Even Jan’s silver and turquoise bracelet is etched with feathers. There are boxes fashioned from porcupine quills, spotted clay eggs from Africa, and woven blankets depicting polar bears. And, of course, a seemingly infinite population of hedgehogs — stuffed, ceramic, wooden, crystalline — many given by fans in honor of Jan’s iconic animal, represented frequently in her books.

What astonishes the visitor is that despite an endless array of art objects from around the world, Jan and Joe’s home does not feel at all cluttered — instead, it pulses with interior life. As with Jan’s drawings, an observer sees something new every time she looks. “Jan has an ornate but orderly way of doing things,” Joe explains. “There’s tons of detail, both in her books and in our home, but there’s a cleanliness to it.”

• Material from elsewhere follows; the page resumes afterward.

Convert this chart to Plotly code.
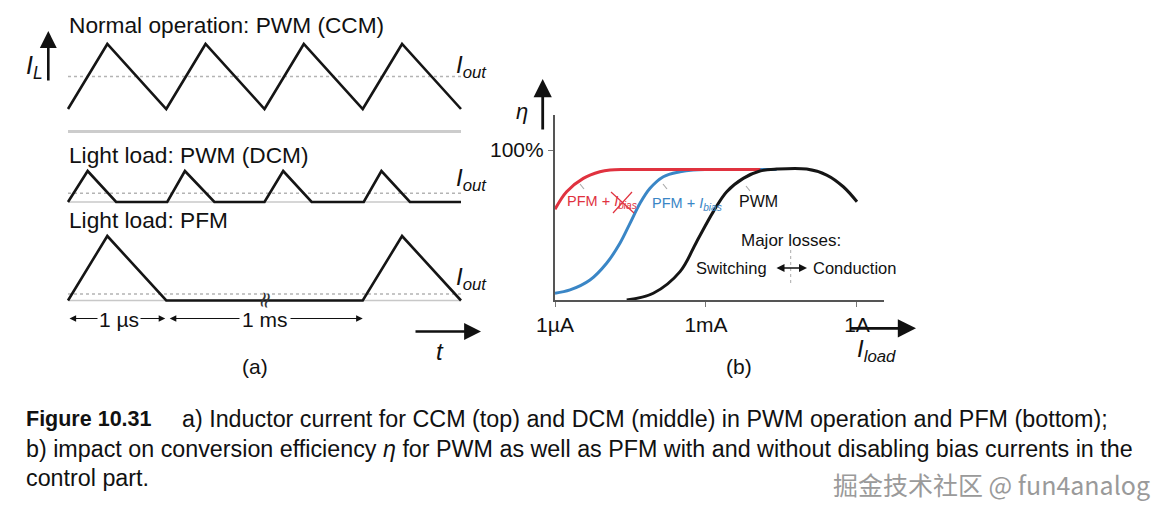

Their architect agrees. “We gave Jan the palette to work with in the house design,” Jim says. “Her touches are what make the house fun to be in.”

Jan’s home also reflects her passion for family. “I’m inspired by [them],” she says. “They’ve been living in nearby Hingham — where I grew up — since it was founded. I am so rooted in this area. And my sister, uncle, and great-uncle all are or were also artists.”

Heirlooms are everywhere: Jan’s living room sofa belonged to her great-uncle, artist Harold Brett; the rocking chair next to it was made by Jan’s great-great-grandfather; a dining room chest displays a model wooden whaling ship finished and rigged by Jan’s father, George, when he was a teenager.

One wall of the master bedroom is devoted to the framed paintings Jan makes for Joe each year, portraying their favorite experience from the year past. The couple loves to gather family and friends for dinner, so their latest home addition, two years ago, expanded the dining room (which can now seat 16) and upgraded the kitchen.

A loft above the living room serves as Jan’s library. An entire section of it is devoted to Norway, another to the Arctic, yet another to books on coins, which Jan delved into for her latest book, Hedgie Blasts Off. “Small nuances make things real for me and for the reader,” Jan says. “I try to include visual details in my drawings that readers may not even recognize or know about, but that nonetheless make them feel that they can walk right onto the page.”

Ultimately, their home reflects Jan’s ongoing explorations — of her world, of her past, of her art. “I tell both kids and adults to create the mental space for their art by listening to their muse, that quiet voice that points you in a certain direction, that says draw this, or write this, not that,” Jan explains. “For me, it’s the same as listening to my six-year-old self, who sits on my shoulder. The beauty of art is that it lets individuality flower — whatever you create is something only you could have made.”

“Jan’s business is to create,” adds Joe. “She gets endless ideas from a place I call ‘Jan-Land.'” If Jan’s enchanting books and home are any indication, Jan-Land is a magical place indeed.